Work required
Print the listing from its top line through the line containing "89.0, 90.5, 92.1, 91.5, 93.0, 94.4, 94.0, 95.2, 96.0, 96.7]", nothing more, and leave out the pictures.

Data extract
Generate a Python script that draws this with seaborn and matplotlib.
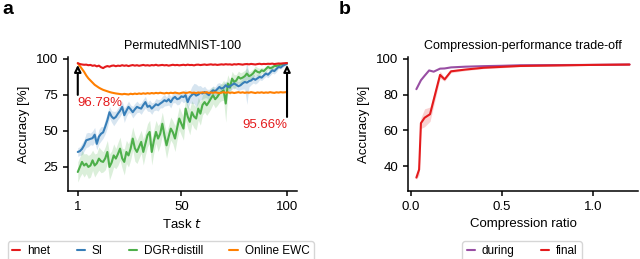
import numpy as np
import pandas as pd
import matplotlib.pyplot as plt
import seaborn as sns

sns.set_style('ticks')
plt.rcParams['font.family'] = ['Liberation Sans', 'DejaVu Sans']
plt.rcParams.update({'font.size': 9, 'axes.linewidth': 1.1,
                     'xtick.labelsize': 9.5, 'ytick.labelsize': 9.5,
                     'xtick.major.width': 1.1, 'ytick.major.width': 1.1,
                     'xtick.major.size': 3.5, 'ytick.major.size': 3.5,
                     'xtick.color': 'black', 'ytick.color': 'black',
                     'axes.edgecolor': 'black', 'text.color': 'black',
                     'axes.labelcolor': 'black'})

# --- panel a: PermutedMNIST-100 ---
tasks = np.arange(1, 101)

hnet = [97.0, 96.4, 96.1, 95.9, 96.0, 95.6, 95.8, 95.2, 95.5, 94.8,
        95.3, 94.2, 93.6, 94.5, 95.0, 94.6, 95.2, 95.4, 94.9, 95.3,
        95.1, 95.6, 95.2, 95.5, 95.0, 95.4, 95.7, 95.3, 95.6, 95.2,
        95.5, 95.8, 95.4, 95.6, 95.3, 95.7, 95.5, 95.9, 95.4, 95.6,
        95.8, 95.5, 95.7, 95.3, 95.6, 95.9, 95.6, 95.8, 95.5, 95.7,
        95.9, 95.6, 96.0, 95.7, 95.8, 95.5, 95.9, 96.0, 95.7, 95.9,
        96.1, 95.8, 96.0, 96.2, 95.9, 96.1, 95.8, 96.0, 96.2, 96.0,
        96.3, 96.1, 96.2, 95.9, 96.3, 96.1, 96.4, 96.2, 96.0, 96.3,
        96.4, 96.2, 96.5, 96.3, 96.1, 96.4, 96.6, 96.3, 96.5, 96.4,
        96.6, 96.5, 96.7, 96.4, 96.6, 96.8, 96.7, 96.9, 97.0, 97.1]

si = [35.4, 36.0, 37.5, 40.0, 43.5, 44.0, 44.5, 45.0, 47.4, 41.0,
      46.0, 48.0, 49.0, 53.0, 57.4, 63.0, 60.0, 58.6, 59.7, 62.0,
      64.0, 66.7, 60.9, 64.0, 66.7, 65.0, 63.0, 65.0, 66.7, 66.0,
      65.5, 68.0, 70.0, 66.7, 67.5, 65.5, 67.0, 68.5, 67.8, 69.0,
      70.0, 71.3, 70.5, 72.0, 70.0, 72.5, 73.6, 72.0, 72.5, 74.0,
      73.5, 74.8, 70.0, 73.5, 75.0, 76.0, 74.5, 75.2, 76.5, 76.0,
      77.0, 76.0, 74.8, 77.0, 78.2, 77.5, 79.0, 80.5, 79.4, 80.0,
      81.7, 80.5, 81.0, 82.0, 82.9, 82.0, 81.0, 81.7, 83.0, 84.0,
      83.5, 84.5, 85.0, 86.3, 85.5, 86.5, 87.5, 87.0, 88.5, 89.8,
      89.0, 90.5, 92.1, 91.5, 93.0, 94.4, 94.0, 95.2, 96.0, 96.7]

si_sd = [3, 3, 4, 4, 5, 5, 4, 5, 5, 4,
         5, 5, 4, 5, 5, 4, 4, 5, 4, 4,
         4, 4, 5, 4, 4, 3, 4, 4, 4, 3,
         4, 4, 4, 3, 4, 4, 3, 4, 4, 3,
         4, 4, 3, 4, 4, 3, 4, 4, 4, 3,
         4, 4, 5, 4, 6, 7, 8, 6, 5, 4,
         4, 3, 4, 3, 3, 3, 4, 3, 3, 3,
         3, 3, 3, 3, 3, 3, 3, 3, 4, 5,
         15, 4, 3, 3, 3, 3, 2, 2, 2, 2,
         2, 2, 2, 2, 2, 1, 1, 1, 1, 1]

dgr = [21.5, 25.0, 28.5, 26.0, 27.3, 25.0, 26.0, 29.6, 26.0, 27.5,
       30.8, 29.0, 28.5, 31.0, 35.4, 25.0, 28.0, 33.0, 30.8, 34.0,
       37.7, 31.0, 28.5, 35.4, 33.0, 37.7, 44.7, 38.0, 35.4, 39.0,
       42.4, 35.4, 41.2, 47.0, 49.3, 35.4, 43.0, 49.3, 44.7, 48.0,
       55.0, 47.0, 40.0, 46.0, 51.6, 49.0, 44.7, 52.0, 58.6, 55.0,
       51.6, 65.5, 60.0, 56.3, 63.0, 60.0, 58.6, 65.5, 62.0, 68.0,
       70.0, 67.8, 70.0, 72.5, 74.8, 72.0, 73.6, 75.9, 77.0, 78.2,
       69.0, 82.9, 80.0, 86.3, 84.0, 85.0, 87.5, 86.3, 87.0, 88.0,
       89.8, 88.0, 88.7, 90.0, 92.1, 91.0, 90.5, 92.1, 91.5, 93.0,
       94.4, 93.5, 94.0, 95.0, 95.1, 95.5, 96.0, 96.2, 96.5, 96.9]

dgr_sd = [7, 7, 8, 8, 7, 8, 8, 7, 8, 7,
          8, 8, 7, 8, 8, 9, 8, 8, 7, 8,
          8, 7, 9, 8, 8, 8, 8, 9, 8, 8,
          8, 9, 8, 8, 8, 9, 8, 8, 9, 8,
          8, 8, 9, 8, 8, 8, 9, 8, 8, 8,
          8, 8, 8, 9, 8, 8, 8, 8, 8, 7,
          7, 7, 7, 7, 6, 6, 6, 6, 6, 7,
          13, 6, 5, 5, 5, 4, 4, 4, 4, 4,
          4, 3, 3, 3, 3, 3, 3, 2, 2, 2,
          2, 2, 2, 2, 2, 1, 1, 1, 1, 1]

ewc = [97.0, 95.0, 93.0, 91.0, 88.5, 86.5, 85.0, 83.5, 82.0, 81.0,
       80.0, 79.2, 78.5, 78.0, 77.5, 77.0, 76.6, 76.3, 76.0, 75.8,
       75.6, 75.4, 75.7, 75.5, 75.3, 75.8, 75.5, 75.9, 75.6, 76.0,
       75.7, 76.1, 75.8, 76.2, 75.9, 76.3, 76.0, 76.4, 76.1, 76.5,
       76.2, 76.0, 76.4, 76.1, 76.5, 76.2, 76.6, 76.3, 76.0, 76.4,
       76.7, 76.3, 76.5, 76.9, 76.4, 76.6, 76.2, 76.7, 76.4, 76.8,
       76.5, 76.9, 76.3, 76.7, 76.4, 76.8, 76.5, 76.2, 76.6, 76.9,
       76.5, 76.8, 76.4, 76.7, 76.3, 76.6, 76.9, 76.5, 76.8, 76.4,
       76.7, 76.5, 76.9, 76.6, 76.3, 76.7, 76.5, 76.8, 76.4, 76.7,
       76.5, 76.9, 76.6, 76.4, 76.8, 76.6, 76.9, 76.7, 76.8, 77.0]

# --- panel b: compression-performance trade-off ---
ratio_during = [0.03, 0.045, 0.055, 0.075, 0.1, 0.125, 0.16, 0.185, 0.22,
                0.3, 0.4, 0.5, 0.6, 0.8, 1.0, 1.2]
acc_during = [83.0, 86.0, 88.0, 90.5, 93.5, 92.8, 94.5, 94.6, 95.2,
              95.6, 95.9, 96.1, 96.4, 96.5, 96.6, 96.8]

ratio_final = [0.03, 0.045, 0.055, 0.075, 0.105, 0.16, 0.185, 0.22,
               0.3, 0.4, 0.5, 0.6, 0.8, 1.0, 1.2]
acc_final = [33.5, 38.0, 64.0, 67.0, 69.0, 91.0, 88.5, 93.0,
             94.0, 95.0, 95.5, 96.0, 96.3, 96.6, 96.8]
final_sd = [1.0, 3.0, 3.0, 5.0, 4.0, 2.0, 1.0, 0.8,
            0.6, 0.5, 0.5, 0.4, 0.4, 0.3, 0.3]

pal = sns.color_palette('Set1')
c_red, c_blue, c_green, c_purple, c_orange = pal[0], pal[1], pal[2], pal[3], pal[4]

fig = plt.figure(figsize=(6.4, 2.59), dpi=100)
ax1 = fig.add_axes([0.106, 0.2625, 0.358, 0.518])
ax2 = fig.add_axes([0.6375, 0.2625, 0.3595, 0.518])

lw = 1.5
# bands
ax1.fill_between(tasks, np.array(si) - si_sd, np.array(si) + si_sd,
                 color=c_blue, alpha=0.2, lw=0)
ax1.fill_between(tasks, np.array(dgr) - dgr_sd, np.array(dgr) + dgr_sd,
                 color=c_green, alpha=0.2, lw=0)
sns.lineplot(x=tasks, y=dgr, ax=ax1, color=c_green, lw=lw, label='DGR+distill', zorder=3)
sns.lineplot(x=tasks, y=si, ax=ax1, color=c_blue, lw=lw, label='SI', zorder=4)
sns.lineplot(x=tasks, y=ewc, ax=ax1, color=c_orange, lw=lw, label='Online EWC', zorder=5)
sns.lineplot(x=tasks, y=hnet, ax=ax1, color=c_red, lw=lw, label='hnet', zorder=6)

arrow_style = '-|>,head_length=0.45,head_width=0.22'
ax1.annotate('', xy=(1, 95.8), xytext=(1, 75),
             arrowprops=dict(arrowstyle=arrow_style, fc='white', ec='black',
                             lw=1.5, shrinkA=0, shrinkB=0), zorder=8)
ax1.annotate('', xy=(100, 95.8), xytext=(100, 59.7),
             arrowprops=dict(arrowstyle=arrow_style, fc='white', ec='black',
                             lw=1.5, shrinkA=0, shrinkB=0), zorder=8)
ax1.text(1, 69.5, '96.78%', color=c_red, ha='left', va='center', fontsize=9.5)
ax1.text(100, 54.2, '95.66%', color=c_red, ha='right', va='center', fontsize=9.5)

ax1.set_xlim(-3.7, 104.7)
ax1.set_ylim(8.3, 101.4)
ax1.set_xticks([1, 50, 100])
ax1.set_yticks([25, 50, 75, 100])
ax1.set_xlabel('Task $t$', fontsize=9.5)
ax1.set_ylabel('Accuracy [%]', fontsize=9.5)
ax1.set_title('PermutedMNIST-100', fontsize=9)
h, l = ax1.get_legend_handles_labels()
order = [3, 1, 0, 2]
ax1.legend([h[i] for i in order], [l[i] for i in order], ncol=4,
           loc='upper center', bbox_to_anchor=(0.406, -0.33), fontsize=8.5,
           handlelength=0.7, handletextpad=0.6, columnspacing=2.2,
           borderpad=0.35, frameon=True, edgecolor='#cccccc', fancybox=True)

# panel b
ax2.fill_between(ratio_final, np.array(acc_final) - final_sd,
                 np.array(acc_final) + final_sd, color=c_red, alpha=0.2, lw=0)
sns.lineplot(x=ratio_during, y=acc_during, ax=ax2, color=c_purple, lw=lw, label='during')
sns.lineplot(x=ratio_final, y=acc_final, ax=ax2, color=c_red, lw=lw, label='final')
ax2.set_xlim(-0.016, 1.247)
ax2.set_ylim(26, 101.1)
ax2.set_xticks([0.0, 0.5, 1.0])
ax2.set_yticks([40, 60, 80, 100])
ax2.set_xlabel('Compression ratio', fontsize=9.5)
ax2.set_ylabel('Accuracy [%]', fontsize=9.5)
ax2.set_title('Compression-performance trade-off', fontsize=9)
ax2.legend(ncol=2, loc='upper center', bbox_to_anchor=(0.496, -0.33), fontsize=8.5,
           handlelength=0.7, handletextpad=0.6, columnspacing=2.2,
           borderpad=0.35, frameon=True, edgecolor='#cccccc', fancybox=True)

for ax in (ax1, ax2):
    sns.despine(ax=ax)

fig.text(0.004, 0.995, 'a', fontsize=14, fontweight='bold', va='top', ha='left')
fig.text(0.530, 0.995, 'b', fontsize=14, fontweight='bold', va='top', ha='left')

fig.savefig('out.png', dpi=100)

Result below
Generate a Python script that draws this with seaborn and matplotlib.
import numpy as np
import pandas as pd
import matplotlib.pyplot as plt
import seaborn as sns

sns.set_style('ticks')
plt.rcParams['font.family'] = ['Liberation Sans', 'DejaVu Sans']
plt.rcParams.update({'font.size': 9, 'axes.linewidth': 1.1,
                     'xtick.labelsize': 9.5, 'ytick.labelsize': 9.5,
                     'xtick.major.width': 1.1, 'ytick.major.width': 1.1,
                     'xtick.major.size': 3.5, 'ytick.major.size': 3.5,
                     'xtick.color': 'black', 'ytick.color': 'black',
                     'axes.edgecolor': 'black', 'text.color': 'black',
                     'axes.labelcolor': 'black'})

# --- panel a: PermutedMNIST-100 ---
tasks = np.arange(1, 101)

hnet = [97.0, 96.4, 96.1, 95.9, 96.0, 95.6, 95.8, 95.2, 95.5, 94.8,
        95.3, 94.2, 93.6, 94.5, 95.0, 94.6, 95.2, 95.4, 94.9, 95.3,
        95.1, 95.6, 95.2, 95.5, 95.0, 95.4, 95.7, 95.3, 95.6, 95.2,
        95.5, 95.8, 95.4, 95.6, 95.3, 95.7, 95.5, 95.9, 95.4, 95.6,
        95.8, 95.5, 95.7, 95.3, 95.6, 95.9, 95.6, 95.8, 95.5, 95.7,
        95.9, 95.6, 96.0, 95.7, 95.8, 95.5, 95.9, 96.0, 95.7, 95.9,
        96.1, 95.8, 96.0, 96.2, 95.9, 96.1, 95.8, 96.0, 96.2, 96.0,
        96.3, 96.1, 96.2, 95.9, 96.3, 96.1, 96.4, 96.2, 96.0, 96.3,
        96.4, 96.2, 96.5, 96.3, 96.1, 96.4, 96.6, 96.3, 96.5, 96.4,
        96.6, 96.5, 96.7, 96.4, 96.6, 96.8, 96.7, 96.9, 97.0, 97.1]

si = [35.4, 36.0, 37.5, 40.0, 43.5, 44.0, 44.5, 45.0, 47.4, 41.0,
      46.0, 48.0, 49.0, 53.0, 57.4, 63.0, 60.0, 58.6, 59.7, 62.0,
      64.0, 66.7, 60.9, 64.0, 66.7, 65.0, 63.0, 65.0, 66.7, 66.0,
      65.5, 68.0, 70.0, 66.7, 67.5, 65.5, 67.0, 68.5, 67.8, 69.0,
      70.0, 71.3, 70.5, 72.0, 70.0, 72.5, 73.6, 72.0, 72.5, 74.0,
      73.5, 74.8, 70.0, 73.5, 75.0, 76.0, 74.5, 75.2, 76.5, 76.0,
      77.0, 76.0, 74.8, 77.0, 78.2, 77.5, 79.0, 80.5, 79.4, 80.0,
      81.7, 80.5, 81.0, 82.0, 82.9, 82.0, 81.0, 81.7, 83.0, 84.0,
      83.5, 84.5, 85.0, 86.3, 85.5, 86.5, 87.5, 87.0, 88.5, 89.8,
      89.0, 90.5, 92.1, 91.5, 93.0, 94.4, 94.0, 95.2, 96.0, 96.7]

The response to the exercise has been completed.